We see this fighting spirit in the volunteers that form our Armed Forces to stand watch for freedom around the world today. This patriotic turnout, in calls for support for our troops in Iraq and Afghanistan, is still very much appreciated and understood as important to the sovereignty of our nation. This has been the general air during each of wars we have engaged in in the past. The only difference is the growth, the numbers of population and 50 states preclude hiking with rifle from one's house to the war confrontation. The preemptive wars initiated by a President gone mad with power, however, punctuates the challenges of shielding the People from despotic government action. Thus we have the Bill of Rights.

The issues we have with our government today aren't principally any different from issues that have arisen other times in our history. The Patriots Act with its encroachment on human rights is, in the main, actually milder than the 1917 sedition and alien acts that were introduced in Woodrow Wilson's administration, where the nation was besieged by the invasion of Privacy by an army of civilian domestic intelligence and surveillance groups. Earlier in John Adam's presidency his Alien and Sedition Acts were one of the newborn nation's first challenges of the torch for freedom. Subsequent countering of the messages in the Constitution and Bill of Rights from the John D. Rockefeller and other administrations have demonstrated the necessity for watchdogs of rights and freedoms that speak out against dangerous changes that would usurp our rights and freedoms.

Several challenges have occurred, though, that have been new in the cultural progression which strikes a cautious note. Of late the boldness of the President Bush toying with the American People was taken to new heights. His bent was to test, in some weird Machiavellian conceptualization, just how much abuse the People would take and how much he could get away with in the way of greed and covert criminal action. No doubt Obama was brought in to calm everyone down after Bush's excesses, but possibly just so that more abuses could be again injected.
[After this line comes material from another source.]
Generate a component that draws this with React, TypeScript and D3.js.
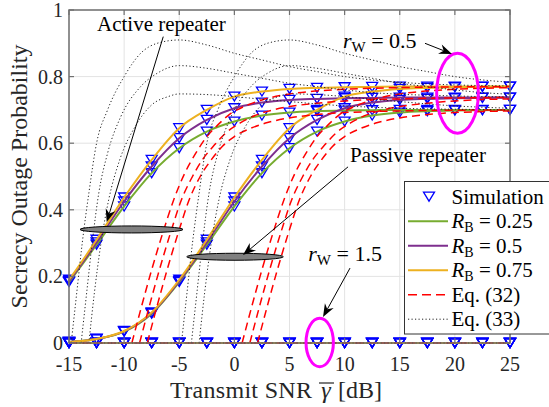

The jury is still out on that one.

Another major change has been the extent of drug abuse that has swept society. Psychedelic drugs impair individuals with an irresponsible drug personality that lessens reach and ambition. Truth be known about the human mind, the so-called "mind altering drugs" factually submerge the creativity necessary to beneficent growth and advancement of a culture. The downside to that is a breakdown of human values and morale fiber.

The incept of psychiatry has been another major change in our society. This one stands above them all as genuinely and broadly destructive. No doubt about it it has been more harmful than it has been of help. The 70s drug culture itself was a product of psychiatry, who gave us LSD as well as the false datums that came with the free love and careless pursuit of mind altering addictions. Fomenting false data and twisted truths the conscious path of psychiatry has been to break down concepts of right and wrong, saying these concepts don't exist, while at the same time claiming this to be the test of sanity, the ability to distinguish between right and wrong. We bought into it, bowled over by the thrill of drugs and the excitement of permissive sex.

Psychiatry in society has been a most insidious addition due to it's covert actions and intentional hidden influence. Genocide and it's precursor abortion, segregation, racial discrimination, street drugs addiction and narcotic, psychotropic drugging of children, pregnant women and elderly all have psychiatric source, complete with names and places. These have been movements deliberately initiated by psychiatrists or the psychiatric associations such as the APA who, with a false smile on their faces, will tell you how good it is for you.

Vigilance for Freedom requires a high confront of evil, a strong ability to sanely observe and question. Abrogation of Freedoms and Right is rarely successful in the absence of deceit and deception. The Freedom Fighters that have the courage to stand up for the good of all are greatly appreciated.